_INSTRUCTIONS TO FOLLOW_. Give the listing again exactly, omitting its images.

_GIVEN INFORMATION_.
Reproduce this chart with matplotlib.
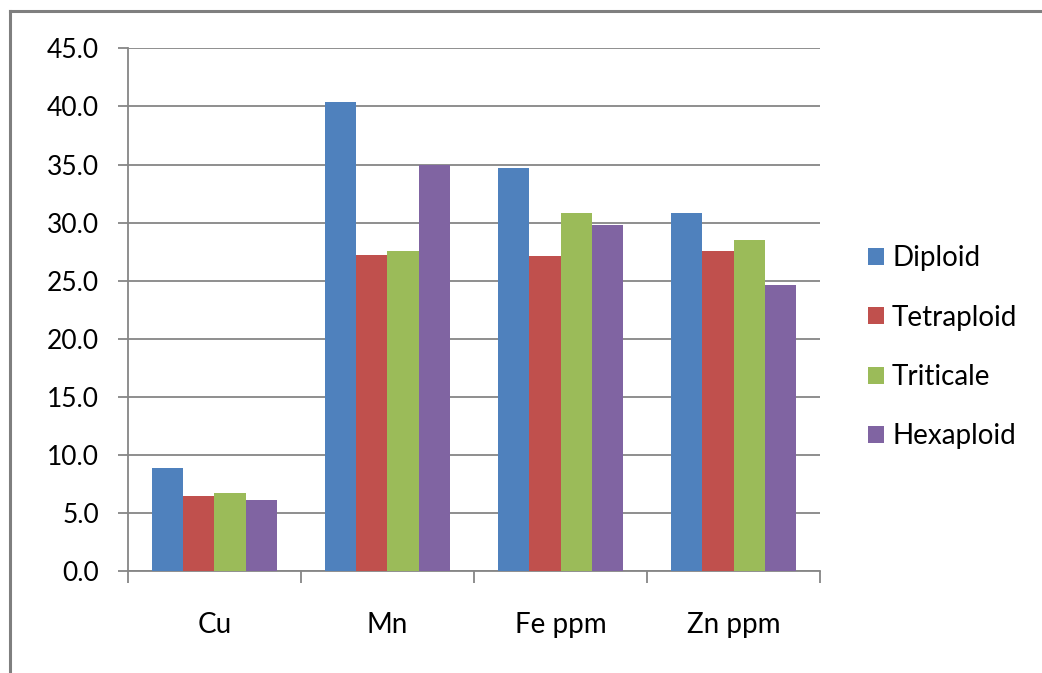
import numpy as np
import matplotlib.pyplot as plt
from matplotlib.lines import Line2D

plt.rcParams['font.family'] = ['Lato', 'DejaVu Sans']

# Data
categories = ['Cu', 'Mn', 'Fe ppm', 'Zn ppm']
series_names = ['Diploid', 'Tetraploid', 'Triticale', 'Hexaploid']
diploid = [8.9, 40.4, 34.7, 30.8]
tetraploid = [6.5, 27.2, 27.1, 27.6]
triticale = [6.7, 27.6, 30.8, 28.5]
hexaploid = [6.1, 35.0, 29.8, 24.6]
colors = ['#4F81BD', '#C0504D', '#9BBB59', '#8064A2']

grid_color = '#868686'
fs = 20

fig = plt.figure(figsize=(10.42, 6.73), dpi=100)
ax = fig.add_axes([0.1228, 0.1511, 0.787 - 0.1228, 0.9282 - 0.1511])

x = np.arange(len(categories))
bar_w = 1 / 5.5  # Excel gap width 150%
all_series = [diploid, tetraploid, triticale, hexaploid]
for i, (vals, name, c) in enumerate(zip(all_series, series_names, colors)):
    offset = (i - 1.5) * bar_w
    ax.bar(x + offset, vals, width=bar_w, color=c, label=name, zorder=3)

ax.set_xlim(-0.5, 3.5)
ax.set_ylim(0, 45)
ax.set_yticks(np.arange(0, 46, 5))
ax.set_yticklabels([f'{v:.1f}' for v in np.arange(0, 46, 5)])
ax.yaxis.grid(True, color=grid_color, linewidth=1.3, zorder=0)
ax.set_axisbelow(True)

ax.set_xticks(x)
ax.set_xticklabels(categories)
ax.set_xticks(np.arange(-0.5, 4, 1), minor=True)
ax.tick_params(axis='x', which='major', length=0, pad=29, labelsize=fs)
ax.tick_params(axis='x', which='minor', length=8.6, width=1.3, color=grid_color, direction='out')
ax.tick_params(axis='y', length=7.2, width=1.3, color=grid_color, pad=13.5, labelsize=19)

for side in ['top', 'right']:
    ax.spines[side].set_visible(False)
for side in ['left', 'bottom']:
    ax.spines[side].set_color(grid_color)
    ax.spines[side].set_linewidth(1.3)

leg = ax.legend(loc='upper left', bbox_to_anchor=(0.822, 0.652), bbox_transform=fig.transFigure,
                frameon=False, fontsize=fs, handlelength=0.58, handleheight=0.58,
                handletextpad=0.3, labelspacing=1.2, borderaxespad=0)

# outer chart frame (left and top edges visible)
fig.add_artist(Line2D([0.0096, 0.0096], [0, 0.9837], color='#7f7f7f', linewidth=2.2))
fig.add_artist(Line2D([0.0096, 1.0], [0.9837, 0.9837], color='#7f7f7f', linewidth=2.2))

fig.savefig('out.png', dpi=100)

_COMPLETED TASK_.
Reproduce this chart with matplotlib.
import numpy as np
import matplotlib.pyplot as plt
from matplotlib.lines import Line2D

plt.rcParams['font.family'] = ['Lato', 'DejaVu Sans']

# Data
categories = ['Cu', 'Mn', 'Fe ppm', 'Zn ppm']
series_names = ['Diploid', 'Tetraploid', 'Triticale', 'Hexaploid']
diploid = [8.9, 40.4, 34.7, 30.8]
tetraploid = [6.5, 27.2, 27.1, 27.6]
triticale = [6.7, 27.6, 30.8, 28.5]
hexaploid = [6.1, 35.0, 29.8, 24.6]
colors = ['#4F81BD', '#C0504D', '#9BBB59', '#8064A2']

grid_color = '#868686'
fs = 20

fig = plt.figure(figsize=(10.42, 6.73), dpi=100)
ax = fig.add_axes([0.1228, 0.1511, 0.787 - 0.1228, 0.9282 - 0.1511])

x = np.arange(len(categories))
bar_w = 1 / 5.5  # Excel gap width 150%
all_series = [diploid, tetraploid, triticale, hexaploid]
for i, (vals, name, c) in enumerate(zip(all_series, series_names, colors)):
    offset = (i - 1.5) * bar_w
    ax.bar(x + offset, vals, width=bar_w, color=c, label=name, zorder=3)

ax.set_xlim(-0.5, 3.5)
ax.set_ylim(0, 45)
ax.set_yticks(np.arange(0, 46, 5))
ax.set_yticklabels([f'{v:.1f}' for v in np.arange(0, 46, 5)])
ax.yaxis.grid(True, color=grid_color, linewidth=1.3, zorder=0)
ax.set_axisbelow(True)

ax.set_xticks(x)
ax.set_xticklabels(categories)
ax.set_xticks(np.arange(-0.5, 4, 1), minor=True)
ax.tick_params(axis='x', which='major', length=0, pad=29, labelsize=fs)
ax.tick_params(axis='x', which='minor', length=8.6, width=1.3, color=grid_color, direction='out')
ax.tick_params(axis='y', length=7.2, width=1.3, color=grid_color, pad=13.5, labelsize=19)

for side in ['top', 'right']:
    ax.spines[side].set_visible(False)
for side in ['left', 'bottom']:
    ax.spines[side].set_color(grid_color)
    ax.spines[side].set_linewidth(1.3)

leg = ax.legend(loc='upper left', bbox_to_anchor=(0.822, 0.652), bbox_transform=fig.transFigure,
                frameon=False, fontsize=fs, handlelength=0.58, handleheight=0.58,
                handletextpad=0.3, labelspacing=1.2, borderaxespad=0)

# outer chart frame (left and top edges visible)
fig.add_artist(Line2D([0.0096, 0.0096], [0, 0.9837], color='#7f7f7f', linewidth=2.2))
fig.add_artist(Line2D([0.0096, 1.0], [0.9837, 0.9837], color='#7f7f7f', linewidth=2.2))

fig.savefig('out.png', dpi=100)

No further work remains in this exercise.